The other functions that are presented in this part are simply functions that can be useful to go further in clustering.

Fast function

The Fast method allows to make any of the previously described algorithms (except the multi-level methods) faster for large datasets. To do so, a quantization using k-means is performed. This reduces the initial dataset. Then, points are added (from the initial data) in order to respect the density of the initial data. Then, clustering is performed on this reduced dataset. In order to apply this result to the initial data, the K-nearest Neighbors method is applied.

This function takes at least 6 inputs arguments : * dataFrame : a dataframe containing all the dataset. (N x M dataframe) * smplPoint : maximum of sample number for reduction. (Integer) * stopCriteria : criteria for minimizing intra-group distance and select final smplPoint. (Double) * neighbours : number of points that will be selected for the similarity computation. (Integer) * similarity : if True, will use the similarity matrix for the clustering function. (Boolean) * clustFunc : the clustering function to apply on data. (Function) * ... : other arguments that are useful for the clustering function.

This function returns a list containing : * results : clustering results. (List) * sample : dataframe containing the sample used (Dataframe) * quantLabels : quantization labels. (Vector) * clustLabels : results labels. (Vector) * kmeans : kmeans quantization results. (List)

Recursive function

The Recursive method allows to transform any of the previously described algorithms (except the multi-level methods) into a multi-level method. But this function doesn't implement a non-cut criteria.
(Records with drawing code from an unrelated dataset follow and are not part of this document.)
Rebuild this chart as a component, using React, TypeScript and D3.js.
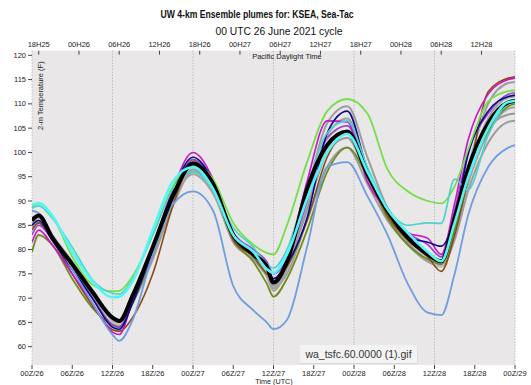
import React, { useEffect, useRef } from 'react'
import * as d3 from 'd3'

// forecast hours since 00Z 26 June (UTC)
const hours = [0, 1, 3, 6, 9, 12, 13, 15, 18, 21, 24, 27, 30, 33, 35, 36, 38, 41, 44, 47, 50, 53, 56, 59, 61, 63, 65, 68, 71, 72];

const ensMean = [86, 87, 82.5, 77, 71.3, 66, 65.3, 70.5, 80.5, 91, 97.7, 93.5, 83, 79, 76.5, 73.2, 77.5, 92.5, 101.5, 104.3, 95.5, 88, 82.5, 79, 77.6, 86.5, 96.5, 106, 110.3, 110.6];
const memBlue = [88, 87.5, 83, 76, 69, 62.5, 61.2, 65.5, 79, 89.3, 92, 88, 72.5, 67.5, 65, 63.6, 65.5, 80.5, 97, 98, 91, 83, 73, 67, 66.5, 75, 87, 97, 101, 101.5];
const memGreen = [88.8, 89.5, 87, 78.5, 72.8, 71.4, 71.5, 74.5, 83, 93, 97.5, 94.5, 85.5, 81, 79.3, 79, 85, 98, 108.5, 111, 108, 96.5, 92, 90, 89.5, 93, 100.5, 110.5, 112.6, 112.8];
const memCyan = [89.2, 89.6, 87, 79.5, 73.5, 70.2, 70.3, 73.5, 84, 94, 97, 92.5, 83, 79.5, 76, 75.2, 79, 90.5, 100, 103.8, 96, 88.3, 83.5, 79.5, 77.6, 85.5, 94.8, 105, 110.4, 110.6];
const memTurq = [88.5, 89, 86.5, 80.5, 73.8, 71, 70.8, 74, 83, 92.5, 96, 92.5, 84.5, 80.5, 77, 76.2, 80, 93, 104, 106.5, 97, 88.5, 85, 85.5, 85.4, 94.5, 92.3, 103.5, 110, 110.3];
const memMagenta = [81.5, 84, 81, 75, 69, 63, 62.5, 69.5, 80.5, 92.5, 100, 94.5, 83, 79.5, 76.5, 74, 78, 94, 106.5, 106.3, 94, 88, 83.5, 82.3, 79, 89.5, 102.5, 112, 115, 115.3];
const memNavy = [85, 86, 82, 76, 70, 64, 63.6, 69, 80, 92, 99, 94, 83, 79, 76, 74, 77, 86.5, 104, 108.5, 96.5, 88, 82.5, 81.5, 80.7, 86.4, 99.5, 108.5, 111.5, 111.8];
const memBrown = [84, 85.5, 82, 75, 68.5, 63.5, 63.2, 66, 75, 89, 98, 93, 82, 78.5, 75, 74, 76.5, 86, 99, 104, 96, 87, 82, 78.5, 75.5, 83, 94.5, 112.5, 115.3, 115.6];
const memOlive = [79.5, 83, 81, 74, 68, 64.5, 64, 69, 79, 91, 98.5, 93, 82, 77.5, 73, 70.3, 74, 84, 96, 101, 95, 86.5, 81, 78, 77, 84, 95, 104.5, 109.5, 110];
const memPurple = [83, 85, 82, 76, 70, 64.5, 64, 69.5, 79.5, 91, 98.5, 93.5, 83.5, 80, 77.5, 75, 78, 90, 103, 105.5, 96, 88.5, 83.5, 81, 78.5, 88, 100, 108, 112, 112.3];
const memGrey1 = [86.5, 87, 83, 77.5, 71, 66, 65.5, 71, 80, 91, 97.5, 93, 83, 79.5, 75.5, 73.5, 77.5, 92, 106, 109.5, 99, 88.5, 82.5, 79, 77.5, 86, 97, 110, 114.3, 114.5];
const memGrey2 = [84.5, 85.5, 82, 76, 70, 64.5, 64.2, 69, 78, 89, 96, 92, 81.5, 78, 74.5, 72, 75, 86, 97, 101, 93.5, 86, 81, 77.5, 76.5, 82, 92, 102, 106.3, 106.5];
const memGrey3 = [85.5, 86.5, 82.5, 76.5, 70.5, 65.5, 65, 70, 79, 90.5, 96.5, 92.5, 82.5, 79, 75, 72.5, 76.5, 88, 100, 103, 95, 87, 81.5, 78, 76.8, 84, 95, 105, 107.8, 108];
const memGrey4 = [86, 86.8, 83, 77, 71, 65.8, 65.2, 70.5, 80.5, 91.5, 97, 93, 83.5, 79.5, 76, 73, 78, 91, 103.5, 107, 96.5, 87.5, 82, 78.5, 77.2, 85, 96, 107, 111.3, 111.5];
const memGrey5 = [85, 86, 82, 76.5, 70.8, 65, 64.5, 70, 79, 90, 95.5, 91.5, 82, 78.5, 74.5, 71.5, 76, 89, 101, 104, 95.5, 87, 81.8, 78.5, 77, 83, 93.5, 104, 109, 109.3];
const memGrey6 = [85.8, 86.6, 82.8, 77.2, 71.5, 65, 64.6, 70, 79, 90.5, 97, 93, 83, 79.2, 75.5, 72.8, 77, 91, 102.5, 105.5, 96, 88, 82, 78, 76.5, 85, 95.5, 105.5, 110, 110.3];

const utcTicks = [0, 6, 12, 18, 24, 30, 36, 42, 48, 54, 60, 66, 72];
const utcLabels = ['00Z/26', '06Z/26', '12Z/26', '18Z/26', '00Z/27', '06Z/27', '12Z/27', '18Z/27', '00Z/28', '06Z/28', '12Z/28', '18Z/28', '00Z/29'];
const pdtTicks = [1, 7, 13, 19, 25, 31, 37, 43, 49, 55, 61, 67];
const pdtLabels = ['18H25', '00H26', '06H26', '12H26', '18H26', '00H27', '06H27', '12H27', '18H27', '00H28', '06H28', '12H28'];
const gridHours = [0, 12, 24, 36, 48, 60, 72];
const tempTicks = [60, 65, 70, 75, 80, 85, 90, 95, 100, 105, 110, 115, 120];

const W = 531;
const H = 385;
const font = '"Liberation Sans", Arial, Helvetica, sans-serif';

function App() {
    const ref = useRef(null);

    useEffect(() => {
        const svg = d3.select(ref.current);
        svg.selectAll('*').remove();

        const left = 32, right = 515, top = 50.7, bottom = 365;
        const x = d3.scaleLinear().domain([0, 72]).range([left, right]);
        const y = d3.scaleLinear().domain([60, 120]).range([346.7, 55.3]);

        svg.append('rect').attr('width', W).attr('height', H).attr('fill', '#fff');

        svg.append('defs').append('clipPath').attr('id', 'plot-clip')
            .append('rect')
            .attr('x', left).attr('y', top)
            .attr('width', right - left).attr('height', bottom - top);

        svg.append('rect')
            .attr('x', left).attr('y', top)
            .attr('width', right - left).attr('height', bottom - top)
            .attr('fill', '#e9e7e7');

        // dotted verticals every 12 h
        svg.append('g').selectAll('line').data(gridHours).enter().append('line')
            .attr('x1', d => x(d)).attr('x2', d => x(d))
            .attr('y1', top).attr('y2', bottom)
            .attr('stroke', '#a8a8a8').attr('stroke-width', 1)
            .attr('stroke-dasharray', '1,2');

        // titles
        svg.append('text').attr('x', 257).attr('y', 18)
            .attr('text-anchor', 'middle').attr('font-family', font)
            .attr('font-weight', 'bold').attr('font-size', 10.3)
            .attr('textLength', 193).attr('lengthAdjust', 'spacingAndGlyphs')
            .attr('fill', '#111')
            .text('UW 4-km Ensemble plumes for: KSEA, Sea-Tac');
        svg.append('text').attr('x', 279).attr('y', 35)
            .attr('text-anchor', 'middle').attr('font-family', font)
            .attr('font-size', 10.3).attr('fill', '#111')
            .text('00 UTC 26 June 2021 cycle');

        // top PDT axis
        const topAxis = svg.append('g');
        topAxis.selectAll('line').data(pdtTicks).enter().append('line')
            .attr('x1', d => x(d)).attr('x2', d => x(d))
            .attr('y1', top).attr('y2', top + 4)
            .attr('stroke', '#444');
        topAxis.selectAll('text').data(pdtTicks).enter().append('text')
            .attr('x', d => x(d)).attr('y', 47)
            .attr('text-anchor', 'middle').attr('font-family', font)
            .attr('font-size', 7.5).attr('fill', '#222')
            .text((d, i) => pdtLabels[i]);
        svg.append('text').attr('x', 287).attr('y', 58.5)
            .attr('text-anchor', 'middle').attr('font-family', font)
            .attr('font-size', 7.5).attr('fill', '#222')
            .text('Pacific Daylight Time');

        // bottom UTC axis
        const botAxis = svg.append('g');
        botAxis.selectAll('line').data(utcTicks).enter().append('line')
            .attr('x1', d => x(d)).attr('x2', d => x(d))
            .attr('y1', bottom).attr('y2', bottom + 4)
            .attr('stroke', '#444');
        botAxis.selectAll('text').data(utcTicks).enter().append('text')
            .attr('x', d => x(d)).attr('y', 375.5)
            .attr('text-anchor', 'middle').attr('font-family', font)
            .attr('font-size', 7.5).attr('fill', '#222')
            .text((d, i) => utcLabels[i]);
        svg.append('text').attr('x', 274).attr('y', 383.5)
            .attr('text-anchor', 'middle').attr('font-family', font)
            .attr('font-size', 7.2).attr('fill', '#222')
            .text('Time (UTC)');

        // left temperature axis
        const yAxis = svg.append('g');
        yAxis.selectAll('line').data(tempTicks).enter().append('line')
            .attr('x1', left - 4).attr('x2', left)
            .attr('y1', d => y(d)).attr('y2', d => y(d))
            .attr('stroke', '#444');
        yAxis.selectAll('text').data(tempTicks).enter().append('text')
            .attr('x', left - 6).attr('y', d => y(d) + 2.6)
            .attr('text-anchor', 'end').attr('font-family', font)
            .attr('font-size', 7.5).attr('fill', '#222')
            .text(d => d);
        svg.append('g').attr('clip-path', 'url(#plot-clip)')
            .append('text')
            .attr('transform', 'translate(43,130) rotate(-90)')
            .attr('font-family', font).attr('font-size', 7.5).attr('fill', '#222')
            .text('2-m Temperature (F)');

        // plumes
        const members = [
            { v: memGrey2, c: '#9c9c9c', w: 2 },
            { v: memGrey5, c: '#a3a3a3', w: 2 },
            { v: memGrey3, c: '#999999', w: 2 },
            { v: memGrey1, c: '#9e9e9e', w: 2 },
            { v: memGrey4, c: '#a0a0a0', w: 2 },
            { v: memGrey6, c: '#c4c4c4', w: 1.6 },
            { v: memOlive, c: '#6e8c1c', w: 1.8 },
            { v: memBrown, c: '#8b4a16', w: 1.6 },
            { v: memPurple, c: '#9b3bd0', w: 1.6 },
            { v: memMagenta, c: '#cc11cc', w: 1.6 },
            { v: memNavy, c: '#0a0a8a', w: 1.6 },
            { v: memBlue, c: '#6e9de0', w: 1.8 },
            { v: memGreen, c: '#74df48', w: 1.8 },
            { v: memTurq, c: '#4cd2cc', w: 1.6 },
            { v: ensMean, c: '#000000', w: 4 },
            { v: memCyan, c: '#52f6f4', w: 2.6 },
        ];
        const line = d3.line()
            .x((d, i) => x(hours[i]))
            .y(d => y(d))
            .curve(d3.curveMonotoneX);
        svg.append('g').attr('clip-path', 'url(#plot-clip)')
            .selectAll('path').data(members).enter().append('path')
            .attr('d', d => line(d.v))
            .attr('fill', 'none')
            .attr('stroke', d => d.c)
            .attr('stroke-width', d => d.w)
            .attr('stroke-linejoin', 'round');

        // file-name tooltip from the screenshot
        const tip = svg.append('g');
        tip.append('rect')
            .attr('x', 300).attr('y', 345).attr('width', 117).attr('height', 18)
            .attr('fill', '#cfcfcf').attr('transform', 'translate(0.5,1)').attr('opacity', 0.6);
        tip.append('rect')
            .attr('x', 300).attr('y', 345).attr('width', 117).attr('height', 18)
            .attr('fill', '#f3f3f3');
        tip.append('text').attr('x', 358.5).attr('y', 358)
            .attr('text-anchor', 'middle').attr('font-family', font)
            .attr('font-size', 10.5).attr('fill', '#333')
            .text('wa_tsfc.60.0000 (1).gif');
    }, []);

    return (
        <svg ref={ref} width={W} height={H}
            style={{ position: 'absolute', left: 0, top: 0, display: 'block' }} />
    );
}

export default App;
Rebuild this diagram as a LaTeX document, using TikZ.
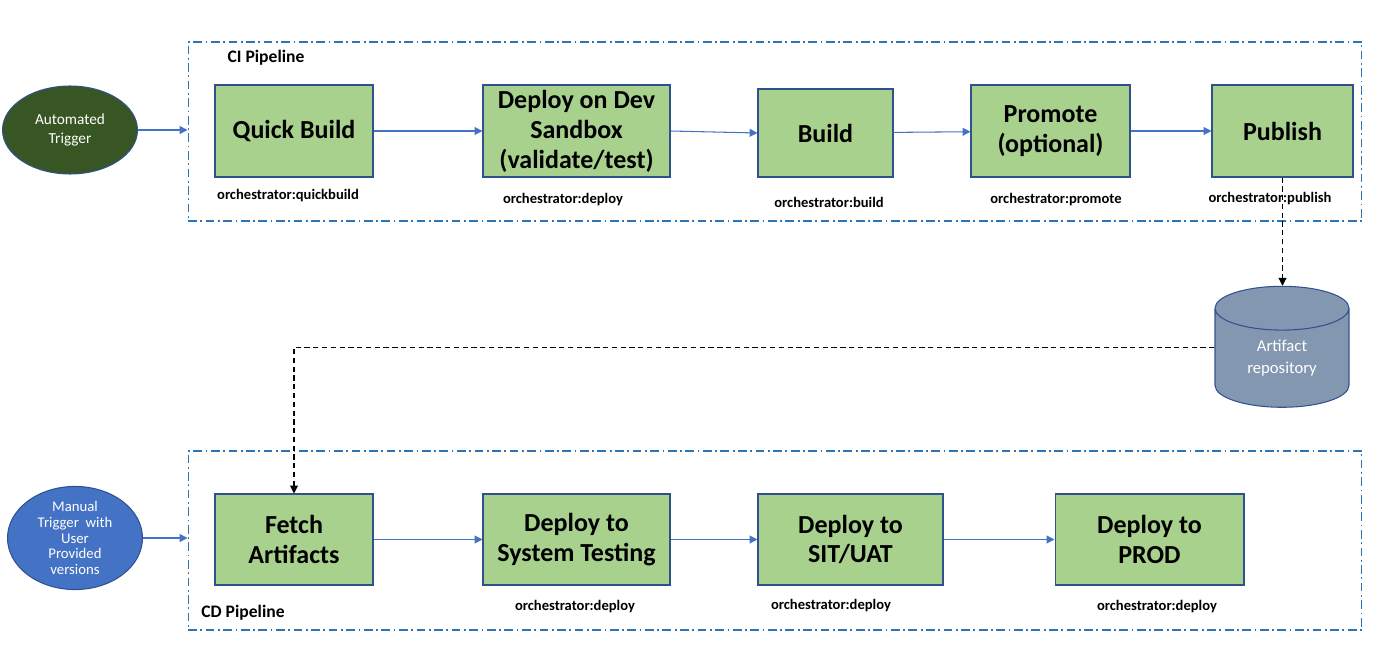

The function will cut until the maximum level (or until the PEV can't detect more than one new cluster to cut).

This function takes at least 6 inputs arguments : * dataFrame : a dataframe containing all the dataset. (N x M dataframe) * levelMax : the maximum depth level. (Integer) * clustFunc : the clustering function to apply on data. (Function) * similarity : if True, will use the similarity matrix for the clustering function. (Boolean) * vois : number of points that will be selected for the similarity computation. (Integer) * flagDiagZero : if true, sets the diagonal of the similarity matrix to 0 (Boolean) * biparted : if True, the function will not automatically choose the number of clusters to compute. (Boolean) * method : the method that will be used. "default" to let the function choose the most suitable method. "PEV" for the Principal EigenValue method. "GAP" for the GAP method. (String) * tolerence : the tolerance allowed for the Principal EigenValue method. * threshold : the threshold to select the dominant eigenvalue for the GAP method. * minPoint : the minimum number of points required to compute a cluster. * verbose : if true, outputs in the console the different debugging information (Boolean) * ... : other arguments that are useful for the clustering function.

This function returns a list containing : * results : clustering results. (List) * sample : dataframe containing the sample used (Dataframe) * quantLabels : quantization labels. (Vector) * clustLabels : results labels. (Vector) * kmeans : kmeans quantization results. (List)